Fed Watch: FOMC Meeting, by Tim Duy: I have been buried the past few weeks. So blogging has been, and will be, at least for a little longer, light. That said, I have trouble letting an FOMC meeting pass without at least few words before and after - even if there already exist broad agreement on the outcome.
The general expectation is that the Fed ends its bond buying program at the conclusion of the meeting tomorrow. That alone promises to knock down the FOMC statement to a more manageable size. While St. Louis Federal Reserve President James Bullard offered up the possibility of retaining the program for another meeting, there is little indication that other FOMC members are similarly inclined. They have long wanted to get out of asset purchase business, and see no shift in activity sufficient to delay that objective. Moreover, as Boston Federal Reserve President Eric Rosengren has noted, the remaining $15 billion is effectively a rounding error. If the Fed really wants to do something, they need to go bigger. But that is not on the table.
Regarding the statement, here is what I anticipate:
1. The general description of the economy will remain essentially unchanged, expanding at a "moderate pace." This would be consistent with expectations that the economy is currently on track to post 3%+ growth in the third quarter.
2. That said, they will mention they remain watchful of foreign growth.
3. They will acknowledge the further decline in unemployment rates yet retain the view that labor market indicators still suggest underutilization of resources. I would not be surprised by specific mention of low wage growth as evidence of underutilization.
4. I expect the Fed will acknowledge the decline in market-based measures of inflation expectations, but ultimately dismiss those measures for now in favor of stable of survey based measures. In general, I think they will take the approach of Rosengren in this Washington Post interview:
"Inflation breakevens," Rosengren explained, "are based on the pricing of Treasury securities and Treasury Inflation-Protected Securities (TIPS). So if you think about what the implication of significant financial market turbulence is, particularly about Europe, it's for foreign investors to buy Treasury securities. They disproportionately buy regular Treasury securities, so the flight to safety is going to start changing the relative prices of Treasury securities" and make it look like markets expect less inflation. But "if you look at inflation expectations based more on surveys, there's been a little bit of softening, but certainly nothing consistent with the kind of movements we've seen in the [Treasury] breakevens. So I wouldn't overreact to one or two weeks of sharp movements, because I think there are plenty of other reasons to explain" them.

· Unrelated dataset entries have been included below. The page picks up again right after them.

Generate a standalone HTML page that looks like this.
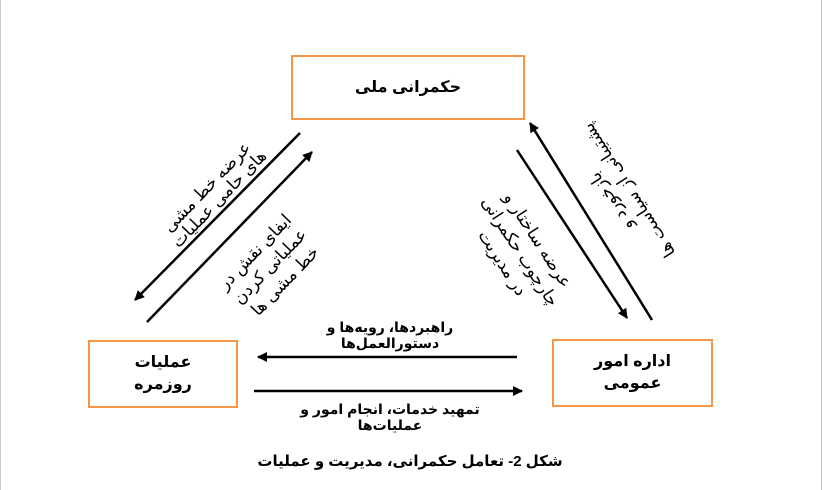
<!DOCTYPE html>
<html><head><meta charset="utf-8"><style>
body{margin:0;width:822px;height:490px;background:#fff;position:relative;overflow:hidden;font-family:"Liberation Sans","DejaVu Sans",sans-serif;}
.box{position:absolute;border:2px solid #f79646;background:#fff;display:flex;align-items:center;justify-content:center;text-align:center;font-weight:bold;font-size:16px;line-height:22px;direction:rtl}
.t{position:absolute;direction:rtl;text-align:center;white-space:nowrap;font-size:17px;line-height:21px}
.s{position:absolute;direction:rtl;text-align:center;font-weight:bold;font-size:14px;line-height:16px;white-space:nowrap}
</style></head><body>
<div style="position:absolute;left:0;top:0;width:1px;height:490px;background:#ccc"></div>
<div style="position:absolute;right:0;top:0;width:1px;height:490px;background:#ccc"></div>
<svg width="822" height="490" style="position:absolute;left:0;top:0">
<defs><marker id="a" markerWidth="10" markerHeight="10" refX="9" refY="5" orient="auto" markerUnits="userSpaceOnUse"><path d="M0,0 L10,5 L0,10 z" fill="#000"/></marker></defs>
<g stroke="#000" stroke-width="2.5" fill="none">
<line x1="300" y1="133" x2="135" y2="300" marker-end="url(#a)"/>
<line x1="147" y1="322" x2="312" y2="152" marker-end="url(#a)"/>
<line x1="517" y1="150" x2="627" y2="318" marker-end="url(#a)"/>
<line x1="652" y1="320" x2="530" y2="123" marker-end="url(#a)"/>
<line x1="517" y1="357" x2="258" y2="357" marker-end="url(#a)"/>
<line x1="254" y1="391" x2="522" y2="391" marker-end="url(#a)"/>
</g></svg>
<div class="box" style="left:291px;top:55px;width:230px;height:61px">حکمرانی ملی</div>
<div class="box" style="left:88px;top:340px;width:146px;height:64px">عملیات<br>روزمره</div>
<div class="box" style="left:552px;top:339px;width:157px;height:64px">اداره امور<br>عمومی</div>
<div class="t" style="left:128px;top:176px;width:170px;transform:rotate(-46deg);line-height:17px">عرضه خط مشی<br>های حامی عملیات</div>
<div class="t" style="left:195px;top:235px;width:150px;transform:rotate(-46deg)">ایفای نقش در<br>عملیاتی کردن<br>خط مشی ها</div>
<div class="t" style="left:445px;top:220px;width:150px;transform:rotate(57deg)">عرضه ساختار و<br>چارچوب حکمرانی<br>در مدیریت</div>
<div class="t" style="left:540px;top:175px;width:160px;transform:rotate(-123deg)">بازخورد و<br>پشتیبانی از سیاست ها</div>
<div class="s" style="left:290px;top:319px;width:200px">راهبردها، رویه‌ها و<br>دستورالعمل‌ها</div>
<div class="s" style="left:290px;top:401px;width:200px">تمهید خدمات، انجام امور و<br>عملیات‌ها</div>
<div class="s" style="left:180px;top:454px;width:460px;font-size:15px">شکل 2- تعامل حکمرانی، مدیریت و عملیات</div>
</body></html>
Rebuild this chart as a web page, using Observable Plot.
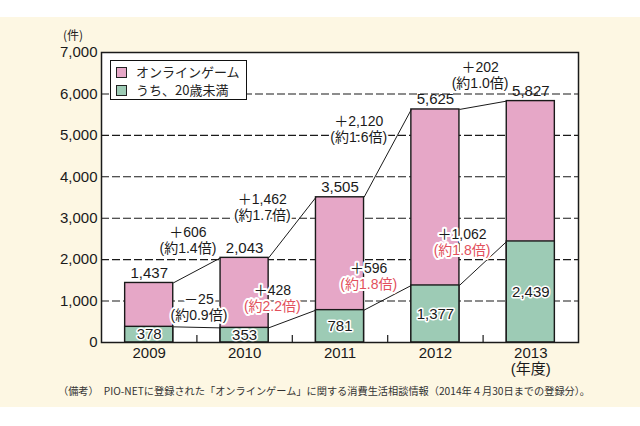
<!DOCTYPE html>
<html>
<head>
<meta charset="utf-8">
<script src="https://cdn.jsdelivr.net/npm/d3@7"></script>
<script src="https://cdn.jsdelivr.net/npm/@observablehq/plot@0.6"></script>
<style>
  body { margin: 0; background: #ffffff; }
  #wrap { position: relative; width: 640px; height: 426px; overflow: hidden; background: #ffffff;
          font-family: "Liberation Sans", "Noto Sans CJK JP", sans-serif; color: #222; }
  #cream { position: absolute; left: 0; top: 17px; width: 640px; height: 390px; background: #fdf7e3; }
  #chart { position: absolute; left: 0; top: 0; }
  #unit { position: absolute; left: 63px; top: 26px; font-size: 12px; font-family: "Noto Sans CJK JP", sans-serif; }
  #legend { position: absolute; left: 110px; top: 60px; width: 135px; height: 38px; border: 1.5px solid #111;
            background: #fff; font-family: "Noto Sans CJK JP", sans-serif; font-size: 13px; }
  .item { position: absolute; left: 5px; height: 14px; line-height: 14px; white-space: nowrap; }
  .sw { display: inline-block; width: 9px; height: 9px; border: 1px solid #222; vertical-align: -1px; margin-right: 9px; }
  #caption { position: absolute; left: 58px; top: 385px; font-size: 10.2px; line-height: 12px; white-space: nowrap;
             font-family: "Noto Sans CJK JP", sans-serif; color: #333; }
</style>
</head>
<body>
<div id="wrap">
  <div id="cream"></div>
  <div id="chart"></div>
  <div id="unit"></div>
  <div id="legend"></div>
  <div id="caption"></div>
</div>
<script>
// ---- data ----
const years = ["2009", "2010", "2011", "2012", "2013"];
const totalCases = [1437, 2043, 3505, 5625, 5827];
const under20Cases = [378, 353, 781, 1377, 2439];
const totalChangeLabels = ["＋606", "＋1,462", "＋2,120", "＋202"];
const totalRatioLabels = ["(約1.4倍)", "(約1.7倍)", "(約1.6倍)", "(約1.0倍)"];
const under20ChangeLabels = ["－25", "＋428", "＋596", "＋1,062"];
const under20RatioLabels = ["(約0.9倍)", "(約2.2倍)", "(約1.8倍)", "(約1.8倍)"];
const yTicks = [0, 1000, 2000, 3000, 4000, 5000, 6000, 7000];
const seriesNames = ["オンラインゲーム", "うち、20歳未満"];
const unitLabel = "(件)";
const xUnitLabel = "(年度)";
const captionText = "（備考）　PIO-NETに登録された「オンラインゲーム」に関する消費生活相談情報（2014年４月30日までの登録分）。";

// ---- layout / style ----
const pink = "#e6a7c7";
const green = "#9dcbb5";
const red = "#e2505c";
const ink = "#1a1a1a";
const barHalf = 0.252;
// pixel offsets of annotation blocks relative to the midpoint of each connector
const totalOffsets = [[-9, -30], [-30, -20], [-29, -24], [-3, -30]];
const u20Offsets = [[2, -20], [-20, -20], [-19, -21], [-21, -21]];

const rows = years.map((year, k) => ({ i: k + 1, year, total: totalCases[k], u20: under20Cases[k] }));
const pairs = rows.slice(0, -1).map((a, k) => ({ a, b: rows[k + 1], k }));
const fmt = d3.format(",");

const marks = [
  Plot.frame({ fill: "white" }),
  Plot.ruleY(yTicks.filter(v => v > 0 && v < 7000), { stroke: ink, strokeWidth: 1.1, strokeDasharray: "8,3" }),
  Plot.ruleX(pairs, { x: p => p.a.i + 0.5, y1: 0, y2: 170, stroke: ink, strokeWidth: 1.2 }),
  Plot.rectY(rows, { x1: d => d.i - barHalf, x2: d => d.i + barHalf, y1: 0, y2: "total", fill: pink, stroke: ink, strokeWidth: 1.4 }),
  Plot.rectY(rows, { x1: d => d.i - barHalf, x2: d => d.i + barHalf, y1: 0, y2: "u20", fill: green, stroke: ink, strokeWidth: 1.4 }),
  Plot.link(pairs, { x1: p => p.a.i + barHalf, y1: p => p.a.total, x2: p => p.b.i - barHalf, y2: p => p.b.total, stroke: ink, strokeWidth: 1 }),
  Plot.link(pairs, { x1: p => p.a.i + barHalf, y1: p => p.a.u20, x2: p => p.b.i - barHalf, y2: p => p.b.u20, stroke: ink, strokeWidth: 1 }),
  Plot.text(rows, { x: "i", y: "total", text: d => fmt(d.total), dy: -10, fontSize: 15, fill: ink }),
  Plot.text(rows, { x: "i", y: d => d.u20 / 2, text: d => fmt(d.u20), fontSize: 15, fill: ink, stroke: "white", strokeWidth: 3 })
];

pairs.forEach((p, k) => {
  const tx = p.a.i + 0.5, ty = (p.a.total + p.b.total) / 2;
  const [tdx, tdy] = totalOffsets[k];
  marks.push(Plot.text([p], { x: () => tx, y: () => ty, text: () => totalChangeLabels[k], dx: tdx, dy: tdy - 8, fontSize: 14, fill: ink, stroke: "white", strokeWidth: 4 }));
  marks.push(Plot.text([p], { x: () => tx, y: () => ty, text: () => totalRatioLabels[k], dx: tdx, dy: tdy + 8, fontSize: 14, fill: ink, stroke: "white", strokeWidth: 4 }));
  const uy = (p.a.u20 + p.b.u20) / 2;
  const [udx, udy] = u20Offsets[k];
  marks.push(Plot.text([p], { x: () => tx, y: () => uy, text: () => under20ChangeLabels[k], dx: udx, dy: udy - 8, fontSize: 14, fill: ink, stroke: "white", strokeWidth: 4 }));
  marks.push(Plot.text([p], { x: () => tx, y: () => uy, text: () => under20RatioLabels[k], dx: udx, dy: udy + 8, fontSize: 14, fill: k === 0 ? ink : red, stroke: "white", strokeWidth: 4 }));
});

marks.push(
  Plot.frame({ stroke: ink, strokeWidth: 1.5 }),
  Plot.axisY({ ticks: yTicks, tickFormat: fmt, tickSize: 0, tickPadding: 4, fontSize: 15, label: null, fill: ink }),
  Plot.axisX({ ticks: rows.map(d => d.i), tickFormat: v => years[v - 1], tickSize: 0, tickPadding: 5, fontSize: 15, label: null, fill: ink }),
  Plot.text([xUnitLabel], { x: () => years.length, y: () => 0, text: d => d, dy: 27, fontSize: 15, fill: ink, lineAnchor: "middle" })
);

const chart = Plot.plot({
  width: 640,
  height: 426,
  marginLeft: 101,
  marginRight: 62,
  marginTop: 52,
  marginBottom: 84,
  x: { type: "linear", domain: [0.5, years.length + 0.5] },
  y: { domain: [0, 7000] },
  style: { background: "transparent", fontFamily: "\"Liberation Sans\", \"Noto Sans CJK JP\", sans-serif", color: ink, overflow: "visible" },
  marks
});
document.getElementById("chart").appendChild(chart);

document.getElementById("unit").textContent = unitLabel;
document.getElementById("caption").textContent = captionText;
const legend = document.getElementById("legend");
[pink, green].forEach((c, k) => {
  const it = document.createElement("div");
  it.className = "item";
  it.style.top = (4 + k * 18) + "px";
  const sw = document.createElement("span");
  sw.className = "sw";
  sw.style.background = c;
  it.appendChild(sw);
  it.appendChild(document.createTextNode(seriesNames[k]));
  legend.appendChild(it);
});
</script>
</body>
</html>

5. I expect the risks to growth and employment will remain balanced, and the risk of persistently low inflation will continue to be "somewhat diminished."
6. They will announce the end of the asset purchase program, but emphasize continued reinvestment of principle and that the sizable asset holdings will continue to provide support for the recovery.
7. They will note that despite the end of asset purchases, such purchases remain in the monetary toolbox and could be revived if conditions warranted.
8. The "considerable time" language will remain. I don't anticipate any tweaks to the interest rate guidance, but I would expect if there are any such tweaks, they would be to emphasize the data-dependent nature of future policy decisions.
9. I expect at least one dissent.
Bottom Line: I am anticipating a pretty straightforward result from this FOMC meeting.